Ecclesiastical title in the Roman Catholic Church

Generic coat of arms of a Chaplain of His Holiness

Chaplain of His Holiness is a title of distinction given by the Pope in recognition of a priest's service to the Church. They are addressed with the honorific of "Monsignor" and have certain privileges with respect to ecclesiastical dress and vestments.

==History==
The role of "Chaplain of His Holiness" dates to the 17th century when Pope Urban VIII instituted the role as an official function of the papal household. Such Chaplains have provided unpaid service since the pontificate of Pope Pius VI.

The nomination of candidates extra urbem may be granted at the request of their bishop through the Apostolic Nunciature, subject to the examination of the merits of the person considered for this rank and to the criteria of the Holy See. Once the candidate has passed all the requirements, a rescript is drawn up by the Secretariat of State attesting to their promotion to this ecclesiastical rank.
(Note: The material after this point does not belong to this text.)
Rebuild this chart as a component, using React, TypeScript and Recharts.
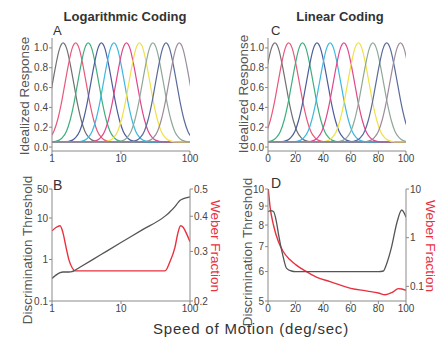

Pope Paul VI's motu proprio Pontificalis Domus of 28 March 1968, divided the Papal Household into two entities: the Chapel (Cappella Pontificia) and the Family (Familia Pontificia). The Cappella assists the pope in his functions as the spiritual head of the church, especially in religious ceremonies; the Familia assists him as a head of state. "Chaplains of His Holiness" are members of the Familia.
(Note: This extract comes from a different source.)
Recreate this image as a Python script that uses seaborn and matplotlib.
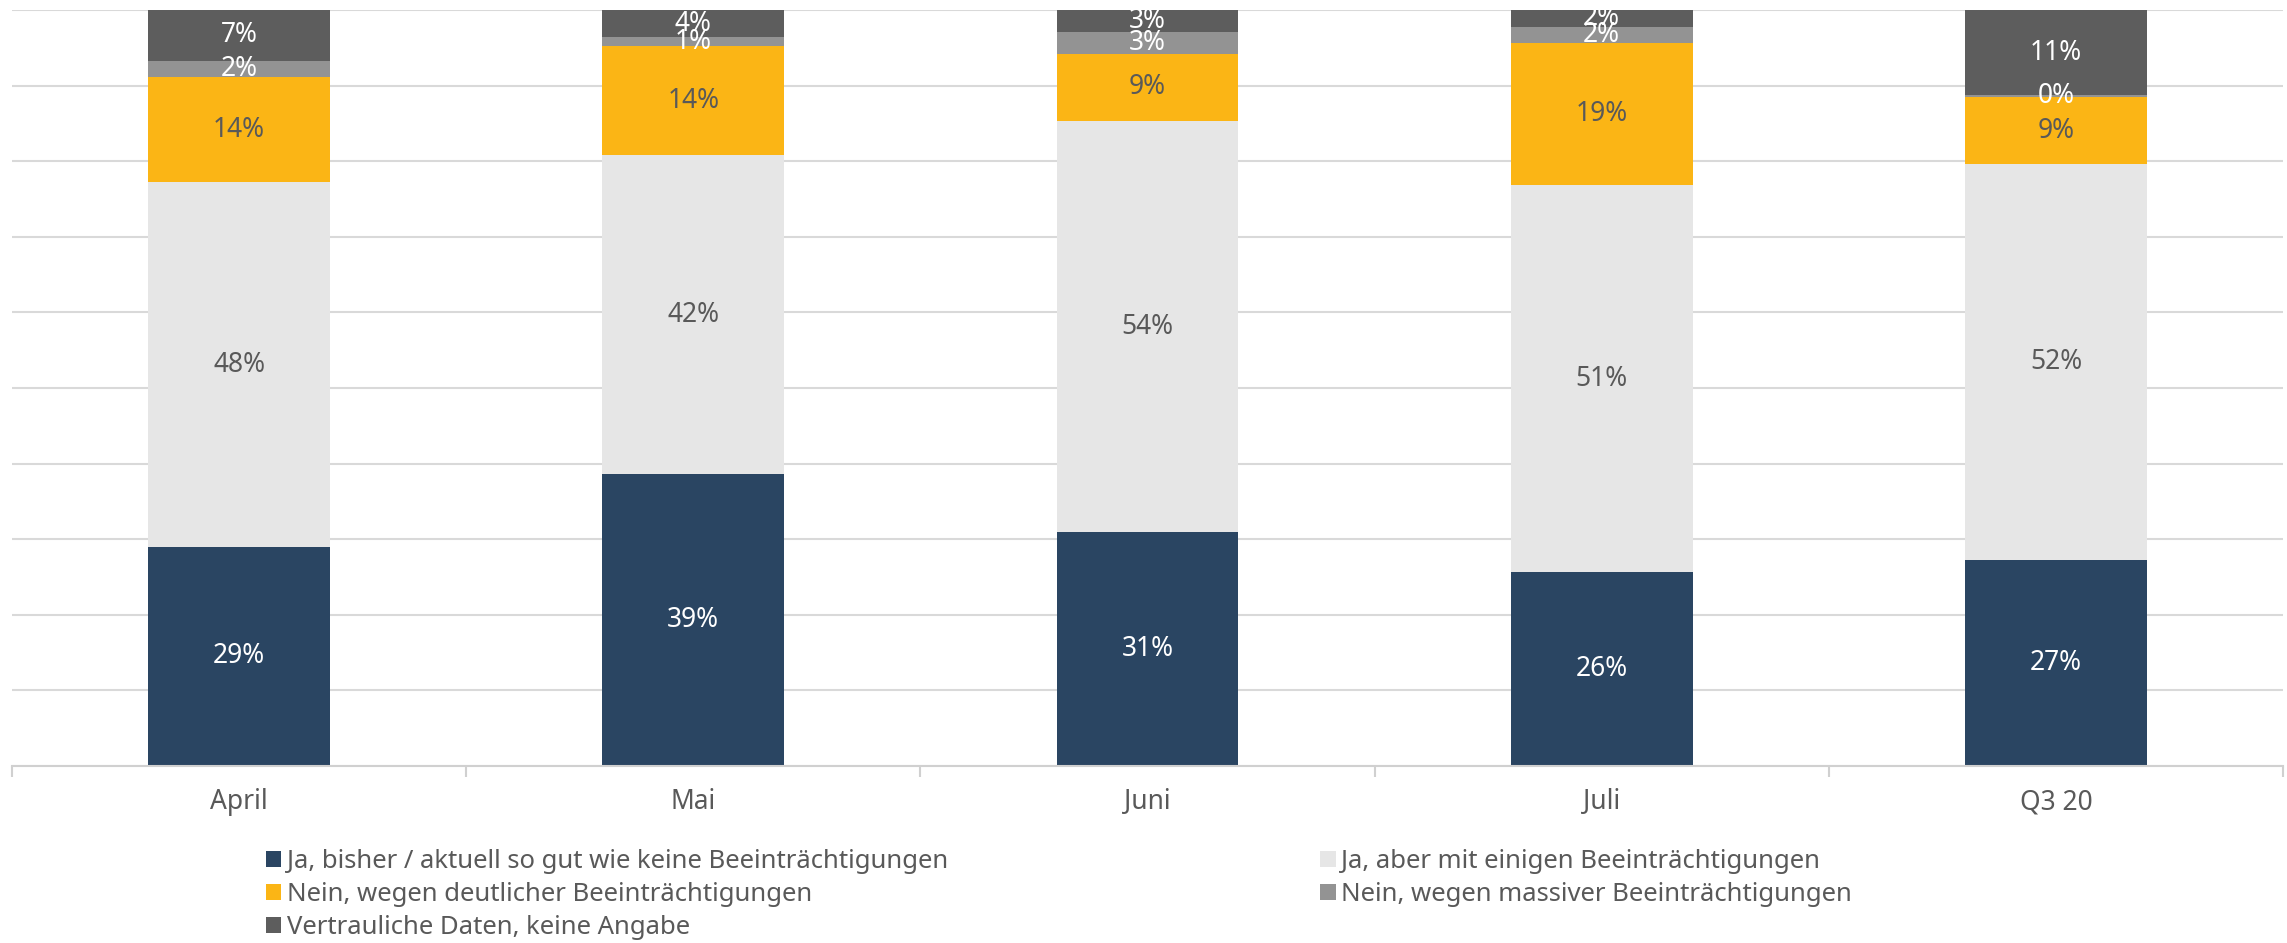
import matplotlib
matplotlib.use("Agg")
import matplotlib.pyplot as plt
from matplotlib.patches import Patch
import seaborn as sns
import numpy as np

categories = ["April", "Mai", "Juni", "Juli", "Q3 20"]
series_names = [
    "Ja, bisher / aktuell so gut wie keine Beeinträchtigungen",
    "Ja, aber mit einigen Beeinträchtigungen",
    "Nein, wegen deutlicher Beeinträchtigungen",
    "Nein, wegen massiver Beeinträchtigungen",
    "Vertrauliche Daten, keine Angabe",
]
ja_keine = [29.0, 38.6, 30.9, 25.6, 27.3]
ja_einige = [48.2, 42.2, 54.4, 51.2, 52.3]
nein_deutlich = [13.9, 14.4, 8.9, 18.8, 8.9]
nein_massiv = [2.2, 1.2, 2.9, 2.2, 0.2]
vertraulich = [6.7, 3.6, 2.9, 2.2, 11.3]
series_values = [ja_keine, ja_einige, nein_deutlich, nein_massiv, vertraulich]

colors = ["#2A4562", "#E6E6E6", "#FBB515", "#939393", "#5D5D5D"]
label_colors = ["white", "#595959", "#595959", "white", "white"]

sns.set_theme(style="white")
plt.rcParams["font.family"] = ["Noto Sans", "DejaVu Sans"]

W, H = 2287, 943
fig = plt.figure(figsize=(W / 100, H / 100), dpi=100)
ax = fig.add_axes([12 / W, (H - 766) / H, (2283 - 12) / W, (766 - 10) / H])

bottom = np.zeros(len(categories))
for name, vals, col, lcol in zip(series_names, series_values, colors, label_colors):
    sns.barplot(x=categories, y=vals, bottom=bottom, color=col, width=0.4,
                errorbar=None, ax=ax, saturation=1, linewidth=0)
    cont = ax.containers[-1]
    ax.bar_label(cont, labels=[f"{v:.0f}%" for v in vals], label_type="center",
                 color=lcol, fontsize=19)
    bottom = bottom + np.array(vals)

if ax.get_legend() is not None:
    ax.get_legend().remove()

ax.set_ylim(0, 100)
ax.set_xlim(-0.5, 4.5)
ax.set_yticks(np.arange(0, 101, 10))
ax.yaxis.grid(True, color="#D9D9D9", linewidth=1.5)
ax.set_axisbelow(True)
ax.tick_params(axis="y", left=False, labelleft=False)
for s in ["top", "right", "left"]:
    ax.spines[s].set_visible(False)
ax.spines["bottom"].set_color("#D0D0D0")
ax.spines["bottom"].set_linewidth(1.5)

ax.set_xticks(range(len(categories)))
ax.set_xticklabels(categories)
ax.set_xticks(np.arange(-0.5, 4.6, 1), minor=True)
ax.tick_params(axis="x", which="major", length=0, pad=16, labelsize=19, labelcolor="#595959")
ax.tick_params(axis="x", which="minor", length=8, width=1.5, color="#D0D0D0", bottom=True)
ax.set_xlabel("")
ax.set_ylabel("")

handles = [Patch(facecolor=c, edgecolor="none") for c in colors]
order = [0, 2, 4, 1, 3]
leg = fig.legend([handles[i] for i in order], [series_names[i] for i in order],
                 loc="upper left", bbox_to_anchor=(266 / W, 1 - 849 / H), ncol=2,
                 frameon=False, fontsize=18.5, handlelength=0.6, handleheight=0.6,
                 handletextpad=0.2, labelspacing=0.31, columnspacing=14.5,
                 borderpad=0, borderaxespad=0)
for t in leg.get_texts():
    t.set_color("#595959")

fig.savefig("out.png", dpi=100)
Those priests who had been called "Supernumerary Privy Chamberlains" continued to be part of the Papal Household, under the name of Chaplains of His Holiness. Lower ranks of Privy Chamberlains (Honorary Chamberlains of Purple Robes, Chamberlains extra Urbem, Honorary Privy Chaplains, and Honorary Chaplains extra Urbem) were abolished, making Chaplain of His Holiness the first (lowest) of the three ranks of Monsignor. A Chaplain to His Holiness wears a black cassock with fuchsia piping and buttons along with a fuchsia sash.

The following are chaplains of His Holiness as long as they are in office:
- The canons of the cathedrals of Lodi and Syracuse,
- The canons of the chapter of Saints Celse and Julian in Rome,
- The magistral chaplains of the Sovereign Order of Malta, SMOM,
- The clerics of the papal chapel,
- The canonical coadjutors of the great papal basilicas.

In 1969, the custom of Chaplains of His Holiness surrendering the title upon the death and burial of the conferring pontiff was suppressed. Today, all monsignors retain their titles upon the death and burial of a Pope.

Under new rules set by Pope Francis, fewer diocesan priests are named monsignor than in the past, and only those 65 years or older may be named.